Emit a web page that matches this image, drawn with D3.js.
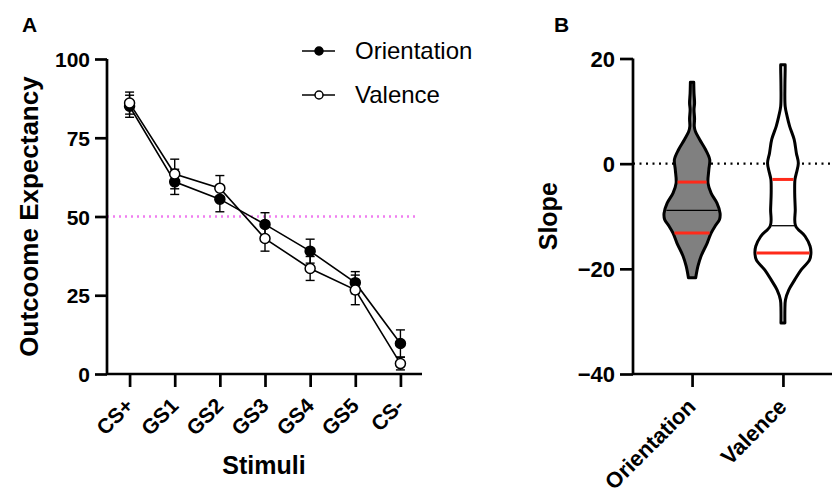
<!DOCTYPE html>
<html>
<head>
<meta charset="utf-8">
<script src="https://cdn.jsdelivr.net/npm/d3@7"></script>
<style>
  body { margin: 0; background: #fff; }
  text { font-family: "Liberation Sans", Arial, sans-serif; fill: #000; }
</style>
</head>
<body>
<div id="chart"></div>
<script>
// panel A data
const stimuli = ["CS+", "GS1", "GS2", "GS3", "GS4", "GS5", "CS-"];
const orientationMean = [85, 61, 55.5, 47.5, 39, 29, 9.7];
const orientationErr = [3.5, 4, 4, 3.7, 3.8, 3.5, 4.3];
const valenceMean = [86, 63.5, 59, 43, 33.5, 26.7, 3.3];
const valenceErr = [3.5, 4.7, 4, 4, 3.8, 4.7, 2.0];
const yTicksA = [0, 25, 50, 75, 100];

// panel B data (violin outlines: value, relative density)
const groups = ["Orientation", "Valence"];
const orientationViolin = [
  [15.5, 0.06], [13.4, 0.07], [11.5, 0.09], [10.3, 0.07], [8.5, 0.09],
  [7.1, 0.08], [6.1, 0.12], [4.6, 0.27], [2.7, 0.48], [0.8, 0.63],
  [-1.1, 0.60], [-3.7, 0.57], [-5.6, 0.68], [-7.5, 0.89], [-9.4, 1.0],
  [-10.6, 0.98], [-11.9, 0.82], [-13.2, 0.68], [-15.1, 0.54], [-17.6, 0.32],
  [-19.5, 0.21], [-21.7, 0.13]
];
const valenceViolin = [
  [18.8, 0.08], [17.9, 0.08], [14.7, 0.07], [10.9, 0.08], [9.0, 0.15],
  [7.1, 0.24], [4.6, 0.40], [2.0, 0.48], [0.1, 0.55], [-1.8, 0.48],
  [-3.0, 0.43], [-5.6, 0.42], [-8.7, 0.44], [-11.8, 0.45], [-13.8, 0.79],
  [-15.7, 0.97], [-17.0, 1.0], [-18.3, 0.95], [-20.2, 0.65], [-22.1, 0.42],
  [-24.0, 0.21], [-25.9, 0.09], [-27.8, 0.07], [-30.3, 0.07]
];
const medians = [-8.9, -11.8];
const quartiles = [[-3.5, -13.2], [-3.0, -17.0]];
const yTicksB = [-40, -20, 0, 20];

const width = 832, height = 495;
const svg = d3.select("#chart").append("svg")
  .attr("width", width).attr("height", height);

// ---------- panel A ----------
const xA = d3.scalePoint().domain(stimuli).range([107, 423]).padding(0.5);
const yA = d3.scaleLinear().domain([0, 100]).range([374, 59]);

const gA = svg.append("g");

gA.append("line")
  .attr("x1", 107).attr("x2", 418)
  .attr("y1", yA(50)).attr("y2", yA(50))
  .attr("stroke", "#f07ef0").attr("stroke-width", 2.5)
  .attr("stroke-dasharray", "2,4");

const yAxisA = gA.append("g").attr("transform", "translate(107,0)")
  .call(d3.axisLeft(yA).tickValues(yTicksA).tickSize(12).tickPadding(5));
const xAxisA = gA.append("g").attr("transform", "translate(0,374)")
  .call(d3.axisBottom(xA).tickSize(13).tickFormat(""));

[yAxisA, xAxisA].forEach(ax => {
  ax.select(".domain").attr("stroke-width", 2.7);
  ax.selectAll(".tick line").attr("stroke-width", 2.7);
});
yAxisA.select(".domain").attr("d", "M0,59V374");
xAxisA.select(".domain").attr("d", "M107,0H422");
yAxisA.selectAll(".tick text")
  .style("font-size", "21px").style("font-weight", "bold").attr("dy", "0.36em");

gA.selectAll(".xlab").data(stimuli).join("text")
  .attr("transform", d => `translate(${xA(d) + 5},407) rotate(-45)`)
  .attr("text-anchor", "end")
  .style("font-size", "21px").style("font-weight", "bold")
  .text(d => d);

gA.append("text")
  .attr("transform", `translate(38,${(59 + 374) / 2}) rotate(-90)`)
  .attr("text-anchor", "middle")
  .style("font-size", "26px").style("font-weight", "bold")
  .text("Outcoome Expectancy");

gA.append("text")
  .attr("x", 264).attr("y", 474).attr("text-anchor", "middle")
  .style("font-size", "25px").style("font-weight", "bold")
  .text("Stimuli");

const line = d3.line().x(d => xA(d.s)).y(d => yA(d.m));
const series = [
  { name: "Orientation", mean: orientationMean, err: orientationErr, fill: "#000" },
  { name: "Valence", mean: valenceMean, err: valenceErr, fill: "#fff" }
];

series.forEach(s => {
  const pts = stimuli.map((st, i) => ({ s: st, m: s.mean[i], e: s.err[i] }));
  gA.append("path").datum(pts)
    .attr("fill", "none").attr("stroke", "#000").attr("stroke-width", 1.6)
    .attr("d", line);
  const eb = gA.append("g").selectAll("g").data(pts).join("g");
  eb.append("line")
    .attr("x1", d => xA(d.s)).attr("x2", d => xA(d.s))
    .attr("y1", d => yA(d.m - d.e)).attr("y2", d => yA(d.m + d.e))
    .attr("stroke", "#000").attr("stroke-width", 1.4);
  [-1, 1].forEach(sign => {
    eb.append("line")
      .attr("x1", d => xA(d.s) - 4.5).attr("x2", d => xA(d.s) + 4.5)
      .attr("y1", d => yA(d.m + sign * d.e)).attr("y2", d => yA(d.m + sign * d.e))
      .attr("stroke", "#000").attr("stroke-width", 1.4);
  });
  s.pts = pts;
});
series.forEach(s => {
  gA.append("g").selectAll("circle").data(s.pts).join("circle")
    .attr("cx", d => xA(d.s)).attr("cy", d => yA(d.m)).attr("r", 5)
    .attr("fill", s.fill).attr("stroke", "#000").attr("stroke-width", 1.5);
});

// legend
series.forEach((s, i) => {
  const ly = 51 + i * 44;
  gA.append("line").attr("x1", 302).attr("x2", 335).attr("y1", ly).attr("y2", ly)
    .attr("stroke", "#000").attr("stroke-width", 1.6);
  gA.append("circle").attr("cx", 319).attr("cy", ly).attr("r", 4)
    .attr("fill", s.fill).attr("stroke", "#000").attr("stroke-width", 1.5);
  gA.append("text").attr("x", 355).attr("y", ly).attr("dy", "0.35em")
    .style("font-size", "24px").text(s.name);
});

svg.append("text").attr("x", 22).attr("y", 32)
  .style("font-size", "21px").style("font-weight", "bold").text("A");
svg.append("text").attr("x", 554).attr("y", 32)
  .style("font-size", "21px").style("font-weight", "bold").text("B");

// ---------- panel B ----------
const xB = d3.scalePoint().domain(groups).range([633, 842]).padding(0.65);
const yB = d3.scaleLinear().domain([-40, 20]).range([374, 58.5]);
const wB = d3.scaleLinear().domain([0, 1]).range([0, 28]);

const gB = svg.append("g");

gB.append("line")
  .attr("x1", 633).attr("x2", width)
  .attr("y1", yB(0)).attr("y2", yB(0))
  .attr("stroke", "#000").attr("stroke-width", 2.2)
  .attr("stroke-dasharray", "2,4.5");

const violins = [orientationViolin, valenceViolin];
const fills = ["#808080", "#fff"];

violins.forEach((prof, i) => {
  const cx = xB(groups[i]);
  const area = d3.area()
    .y(d => yB(d[0]))
    .x0(d => cx - wB(d[1]))
    .x1(d => cx + wB(d[1]))
    .curve(d3.curveCatmullRom);
  gB.append("path").datum(prof)
    .attr("d", area)
    .attr("fill", fills[i]).attr("stroke", "#000").attr("stroke-width", 3)
    .attr("stroke-linejoin", "round");

  const dens = d3.scaleLinear().domain(prof.map(d => d[0])).range(prof.map(d => d[1]));
  const hw = v => wB(dens(v)) - 1.5;
  gB.append("line")
    .attr("x1", cx - hw(medians[i])).attr("x2", cx + hw(medians[i]))
    .attr("y1", yB(medians[i])).attr("y2", yB(medians[i]))
    .attr("stroke", "#000").attr("stroke-width", 1.3);
  quartiles[i].forEach(q => {
    gB.append("line")
      .attr("x1", cx - hw(q)).attr("x2", cx + hw(q))
      .attr("y1", yB(q)).attr("y2", yB(q))
      .attr("stroke", "#ff2a1a").attr("stroke-width", 3);
  });
});

const yAxisB = gB.append("g").attr("transform", "translate(633,0)")
  .call(d3.axisLeft(yB).tickValues(yTicksB).tickSize(13).tickPadding(5));
const xAxisB = gB.append("g").attr("transform", "translate(0,374)")
  .call(d3.axisBottom(xB).tickSize(13).tickFormat(""));
[yAxisB, xAxisB].forEach(ax => {
  ax.select(".domain").attr("stroke-width", 2.7);
  ax.selectAll(".tick line").attr("stroke-width", 2.7);
});
yAxisB.select(".domain").attr("d", "M0,58.5V374");
xAxisB.select(".domain").attr("d", `M633,0H${width}`);
yAxisB.selectAll(".tick text")
  .style("font-size", "22px").style("font-weight", "bold").attr("dy", "0.36em");

gB.selectAll(".xlab").data(groups).join("text")
  .attr("transform", d => `translate(${xB(d) + 5},408) rotate(-45)`)
  .attr("text-anchor", "end")
  .style("font-size", "22px").style("font-weight", "bold")
  .text(d => d);

gB.append("text")
  .attr("transform", `translate(557,${(58.5 + 374) / 2}) rotate(-90)`)
  .attr("text-anchor", "middle")
  .style("font-size", "25px").style("font-weight", "bold")
  .text("Slope");
</script>
</body>
</html>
_ _ _ _
Repeat exactly and only the lines from the start of the data above through the line that holds "const yTicksA = [0, 25, 50, 75, 100];", inclusive. Pictures do not belong in the copy.

Emit a web page that matches this image, drawn with D3.js.
<!DOCTYPE html>
<html>
<head>
<meta charset="utf-8">
<script src="https://cdn.jsdelivr.net/npm/d3@7"></script>
<style>
  body { margin: 0; background: #fff; }
  text { font-family: "Liberation Sans", Arial, sans-serif; fill: #000; }
</style>
</head>
<body>
<div id="chart"></div>
<script>
// panel A data
const stimuli = ["CS+", "GS1", "GS2", "GS3", "GS4", "GS5", "CS-"];
const orientationMean = [85, 61, 55.5, 47.5, 39, 29, 9.7];
const orientationErr = [3.5, 4, 4, 3.7, 3.8, 3.5, 4.3];
const valenceMean = [86, 63.5, 59, 43, 33.5, 26.7, 3.3];
const valenceErr = [3.5, 4.7, 4, 4, 3.8, 4.7, 2.0];
const yTicksA = [0, 25, 50, 75, 100];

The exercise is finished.